Answer with a single number: how many lines in the listing below include "that"?
------------------------------------------------------------
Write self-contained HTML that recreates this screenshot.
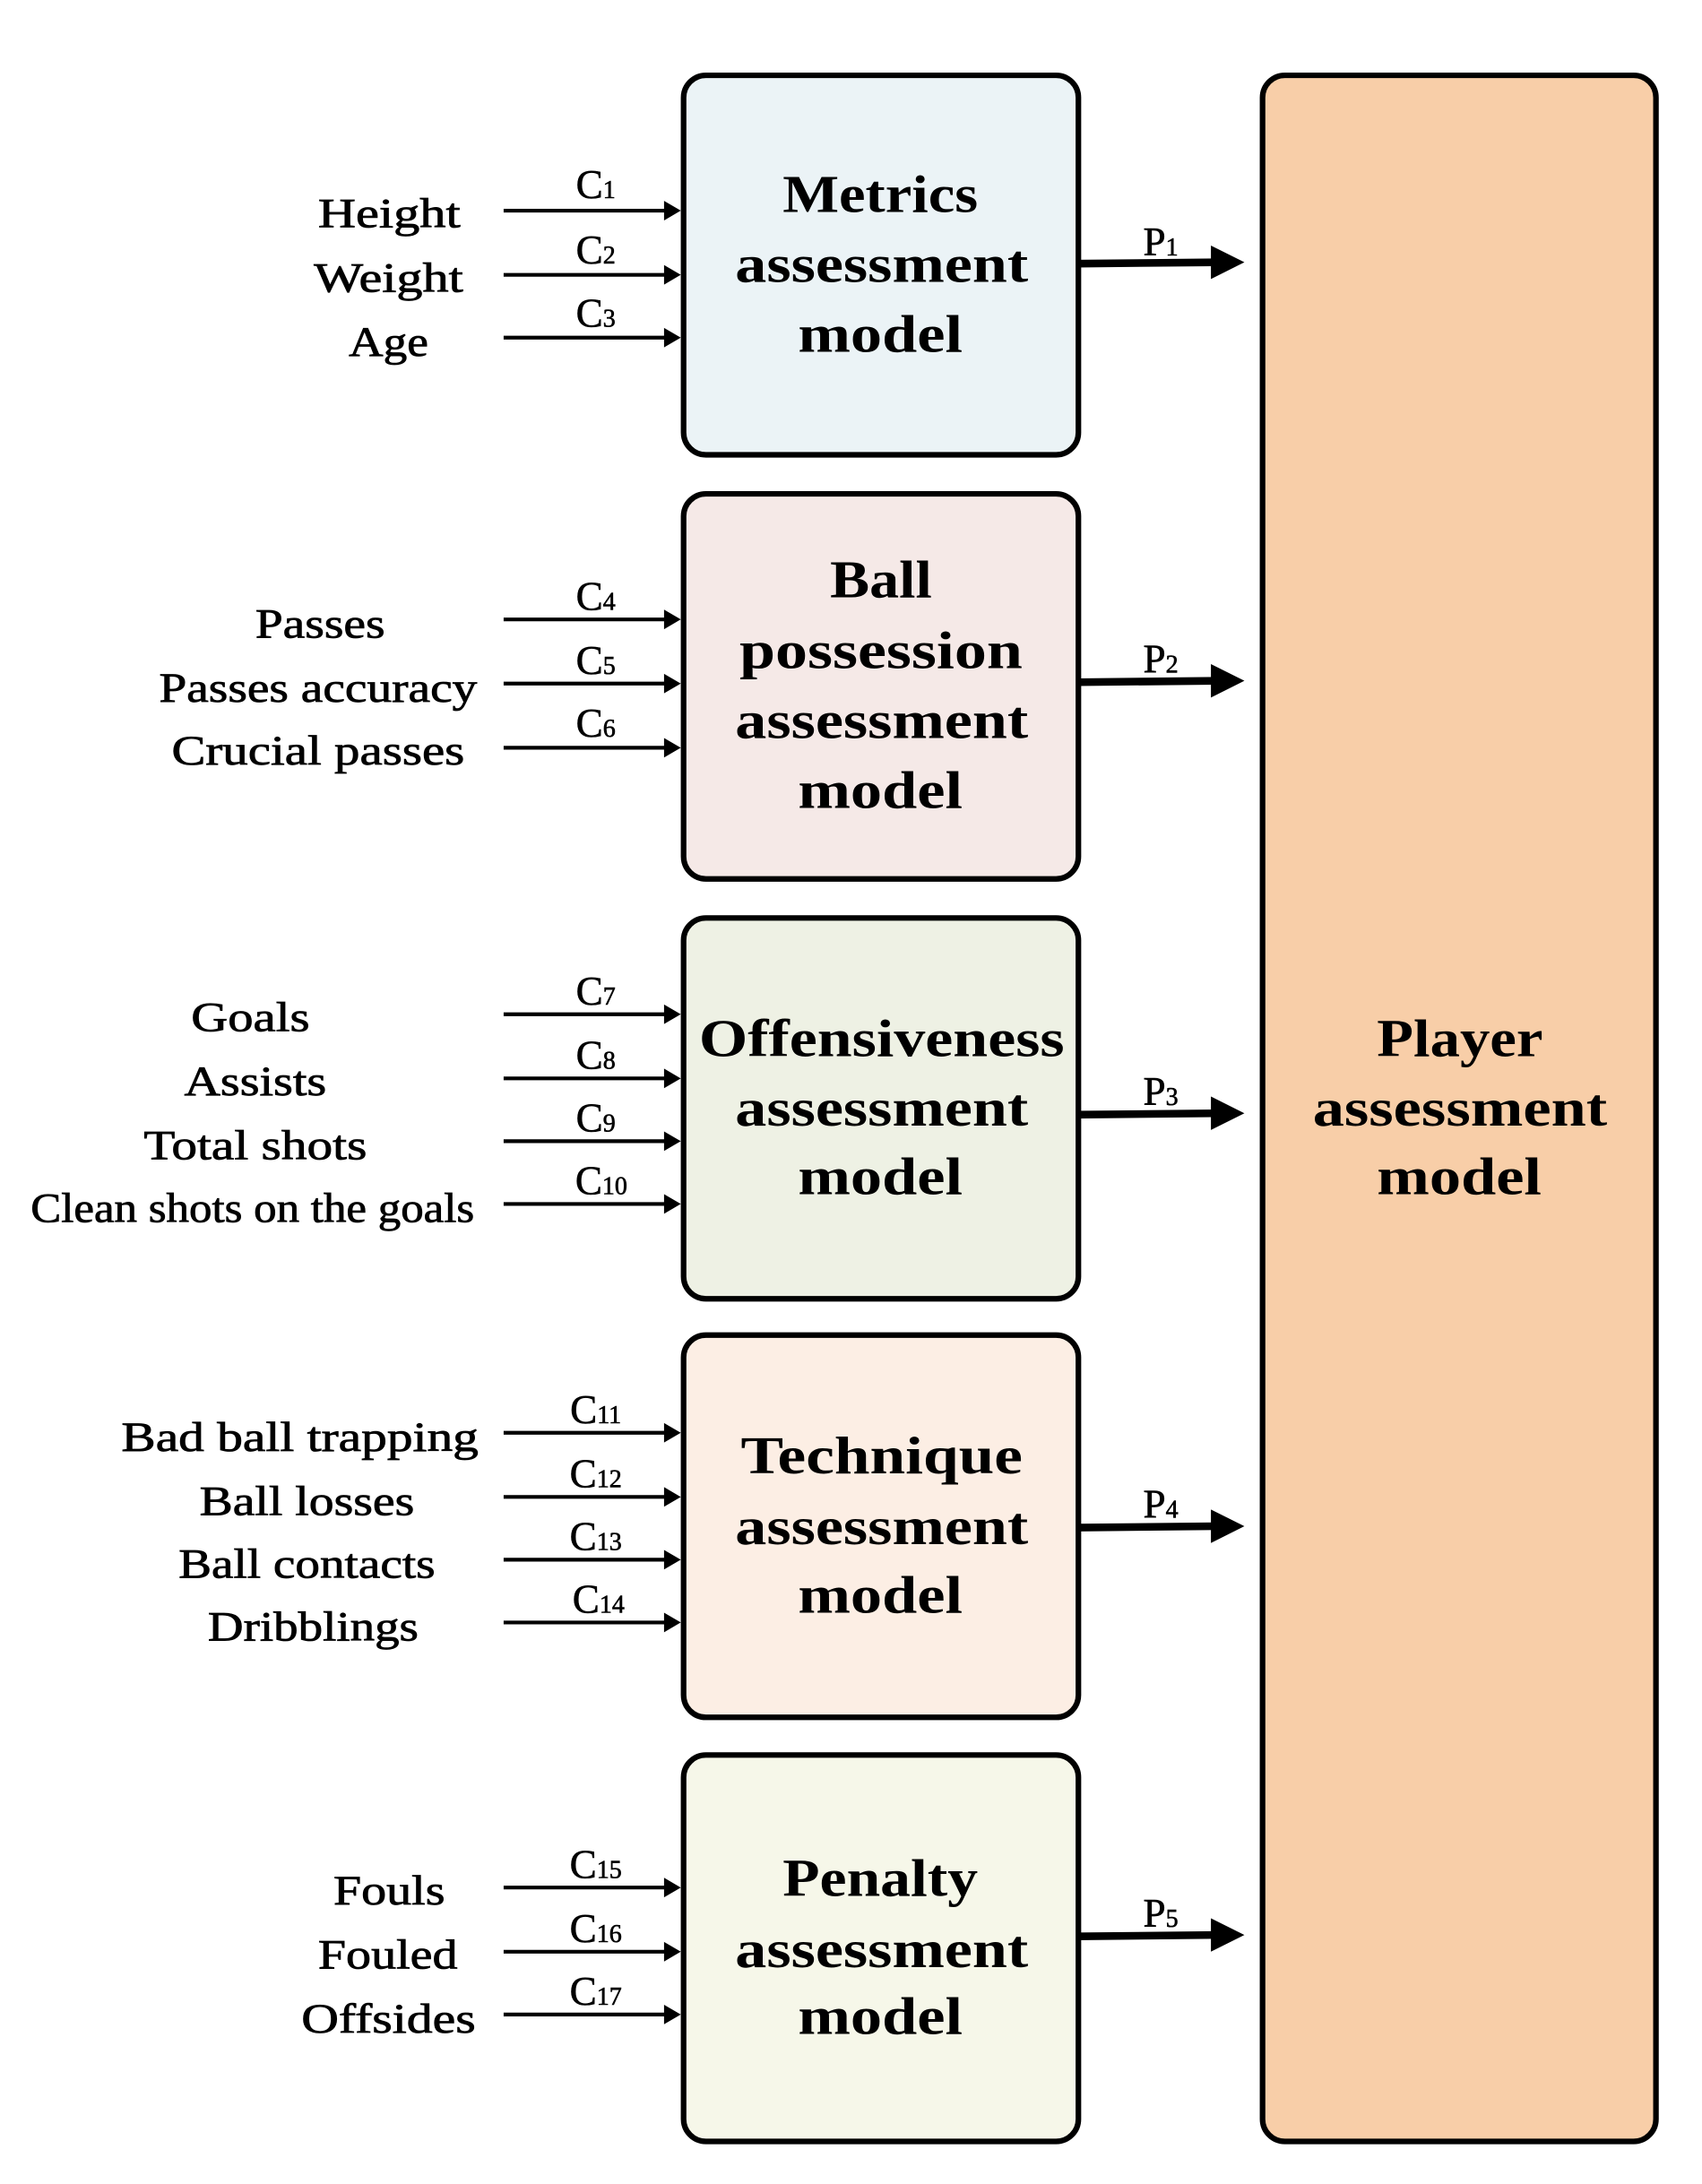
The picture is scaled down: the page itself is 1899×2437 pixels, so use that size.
<!DOCTYPE html>
<html><head><meta charset="utf-8"><style>html,body{margin:0;padding:0;background:#fff}svg{display:block}</style></head>
<body>
<svg width="1899" height="2437" viewBox="0 0 1220 1565.5" preserveAspectRatio="none" xmlns="http://www.w3.org/2000/svg" font-family="'Liberation Serif', serif">
<g stroke="#000" stroke-width="4">
<rect x="490" y="54" width="283" height="272" rx="16" fill="#ebf3f6"/>
<rect x="490" y="354" width="283" height="276" rx="16" fill="#f5e9e7"/>
<rect x="490" y="658" width="283" height="273" rx="16" fill="#eef1e4"/>
<rect x="490" y="957" width="283" height="274" rx="16" fill="#fceee4"/>
<rect x="490" y="1258" width="283" height="277" rx="16" fill="#f6f7e9"/>
<rect x="905" y="54" width="282" height="1481" rx="16" fill="#f8cea8"/>
</g>
<g stroke="#000" stroke-width="2.7">
<line x1="361" y1="151" x2="478" y2="151"/><line x1="361" y1="197" x2="478" y2="197"/><line x1="361" y1="242" x2="478" y2="242"/>
<line x1="361" y1="444" x2="478" y2="444"/><line x1="361" y1="490" x2="478" y2="490"/><line x1="361" y1="536" x2="478" y2="536"/>
<line x1="361" y1="727" x2="478" y2="727"/><line x1="361" y1="773" x2="478" y2="773"/><line x1="361" y1="818" x2="478" y2="818"/><line x1="361" y1="863" x2="478" y2="863"/>
<line x1="361" y1="1027" x2="478" y2="1027"/><line x1="361" y1="1073" x2="478" y2="1073"/><line x1="361" y1="1118" x2="478" y2="1118"/><line x1="361" y1="1163" x2="478" y2="1163"/>
<line x1="361" y1="1353" x2="478" y2="1353"/><line x1="361" y1="1399" x2="478" y2="1399"/><line x1="361" y1="1444" x2="478" y2="1444"/>
</g>
<g fill="#000">
<polygon points="476,144 488,151 476,158"/><polygon points="476,190 488,197 476,204"/><polygon points="476,235 488,242 476,249"/>
<polygon points="476,437 488,444 476,451"/><polygon points="476,483 488,490 476,497"/><polygon points="476,529 488,536 476,543"/>
<polygon points="476,720 488,727 476,734"/><polygon points="476,766 488,773 476,780"/><polygon points="476,811 488,818 476,825"/><polygon points="476,856 488,863 476,870"/>
<polygon points="476,1020 488,1027 476,1034"/><polygon points="476,1066 488,1073 476,1080"/><polygon points="476,1111 488,1118 476,1125"/><polygon points="476,1156 488,1163 476,1170"/>
<polygon points="476,1346 488,1353 476,1360"/><polygon points="476,1392 488,1399 476,1406"/><polygon points="476,1437 488,1444 476,1451"/>
</g>
<g stroke="#000" stroke-width="5.5">
<line x1="772" y1="189" x2="872" y2="188"/><line x1="772" y1="489" x2="872" y2="488"/><line x1="772" y1="799" x2="872" y2="798"/><line x1="772" y1="1095" x2="872" y2="1094"/><line x1="772" y1="1388" x2="872" y2="1387"/>
</g>
<g fill="#000">
<polygon points="868,176 892,188 868,200"/><polygon points="868,476 892,488 868,500"/><polygon points="868,786 892,798 868,810"/><polygon points="868,1082 892,1094 868,1106"/><polygon points="868,1375 892,1387 868,1399"/>
</g>
<g font-size="29" text-anchor="middle" stroke="#000" stroke-width="0.4">
<text x="832" y="183">P<tspan font-size="18">1</tspan></text>
<text x="832" y="482">P<tspan font-size="18">2</tspan></text>
<text x="832" y="792">P<tspan font-size="18">3</tspan></text>
<text x="832" y="1088">P<tspan font-size="18">4</tspan></text>
<text x="832" y="1381">P<tspan font-size="18">5</tspan></text>
<text x="427" y="142">C<tspan font-size="18">1</tspan></text>
<text x="427" y="189">C<tspan font-size="18">2</tspan></text>
<text x="427" y="234">C<tspan font-size="18">3</tspan></text>
<text x="427" y="437">C<tspan font-size="18">4</tspan></text>
<text x="427" y="483">C<tspan font-size="18">5</tspan></text>
<text x="427" y="528">C<tspan font-size="18">6</tspan></text>
<text x="427" y="720">C<tspan font-size="18">7</tspan></text>
<text x="427" y="766">C<tspan font-size="18">8</tspan></text>
<text x="427" y="811">C<tspan font-size="18">9</tspan></text>
<text x="431" y="856">C<tspan font-size="18">10</tspan></text>
<text x="427" y="1020">C<tspan font-size="18">11</tspan></text>
<text x="427" y="1066">C<tspan font-size="18">12</tspan></text>
<text x="427" y="1111">C<tspan font-size="18">13</tspan></text>
<text x="429" y="1156">C<tspan font-size="18">14</tspan></text>
<text x="427" y="1346">C<tspan font-size="18">15</tspan></text>
<text x="427" y="1392">C<tspan font-size="18">16</tspan></text>
<text x="427" y="1437">C<tspan font-size="18">17</tspan></text>
</g>
<g font-size="30" stroke="#000" stroke-width="0.5">
<text x="228" y="163" textLength="102" lengthAdjust="spacingAndGlyphs">Height</text>
<text x="225" y="209" textLength="107" lengthAdjust="spacingAndGlyphs">Weight</text>
<text x="250" y="255" textLength="57" lengthAdjust="spacingAndGlyphs">Age</text>
<text x="183" y="457" textLength="93" lengthAdjust="spacingAndGlyphs">Passes</text>
<text x="114" y="503" textLength="228" lengthAdjust="spacingAndGlyphs">Passes accuracy</text>
<text x="123" y="548" textLength="210" lengthAdjust="spacingAndGlyphs">Crucial passes</text>
<text x="137" y="739" textLength="85" lengthAdjust="spacingAndGlyphs">Goals</text>
<text x="132" y="785" textLength="102" lengthAdjust="spacingAndGlyphs">Assists</text>
<text x="103" y="831" textLength="160" lengthAdjust="spacingAndGlyphs">Total shots</text>
<text x="22" y="876" textLength="318" lengthAdjust="spacingAndGlyphs">Clean shots on the goals</text>
<text x="87" y="1040" textLength="256" lengthAdjust="spacingAndGlyphs">Bad ball trapping</text>
<text x="143" y="1086" textLength="154" lengthAdjust="spacingAndGlyphs">Ball losses</text>
<text x="128" y="1131" textLength="184" lengthAdjust="spacingAndGlyphs">Ball contacts</text>
<text x="149" y="1176" textLength="151" lengthAdjust="spacingAndGlyphs">Dribblings</text>
<text x="239" y="1365" textLength="80" lengthAdjust="spacingAndGlyphs">Fouls</text>
<text x="228" y="1411" textLength="100" lengthAdjust="spacingAndGlyphs">Fouled</text>
<text x="216" y="1457" textLength="125" lengthAdjust="spacingAndGlyphs">Offsides</text>
</g>
<g font-size="38" font-weight="bold">
<text x="561" y="152" textLength="140" lengthAdjust="spacingAndGlyphs">Metrics</text>
<text x="527" y="202" textLength="210" lengthAdjust="spacingAndGlyphs">assessment</text>
<text x="572" y="252" textLength="118" lengthAdjust="spacingAndGlyphs">model</text>
<text x="595" y="428" textLength="73" lengthAdjust="spacingAndGlyphs">Ball</text>
<text x="530" y="479" textLength="203" lengthAdjust="spacingAndGlyphs">possession</text>
<text x="527" y="529" textLength="210" lengthAdjust="spacingAndGlyphs">assessment</text>
<text x="572" y="579" textLength="118" lengthAdjust="spacingAndGlyphs">model</text>
<text x="501" y="757" textLength="262" lengthAdjust="spacingAndGlyphs">Offensiveness</text>
<text x="527" y="807" textLength="210" lengthAdjust="spacingAndGlyphs">assessment</text>
<text x="572" y="856" textLength="118" lengthAdjust="spacingAndGlyphs">model</text>
<text x="531" y="1056" textLength="202" lengthAdjust="spacingAndGlyphs">Technique</text>
<text x="527" y="1107" textLength="210" lengthAdjust="spacingAndGlyphs">assessment</text>
<text x="572" y="1156" textLength="118" lengthAdjust="spacingAndGlyphs">model</text>
<text x="561" y="1359" textLength="140" lengthAdjust="spacingAndGlyphs">Penalty</text>
<text x="527" y="1410" textLength="210" lengthAdjust="spacingAndGlyphs">assessment</text>
<text x="572" y="1458" textLength="118" lengthAdjust="spacingAndGlyphs">model</text>
<text x="987" y="757" textLength="119" lengthAdjust="spacingAndGlyphs">Player</text>
<text x="941" y="807" textLength="211" lengthAdjust="spacingAndGlyphs">assessment</text>
<text x="987" y="856" textLength="118" lengthAdjust="spacingAndGlyphs">model</text>
</g>
</svg>
</body></html>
------------------------------------------------------------
## The reply
2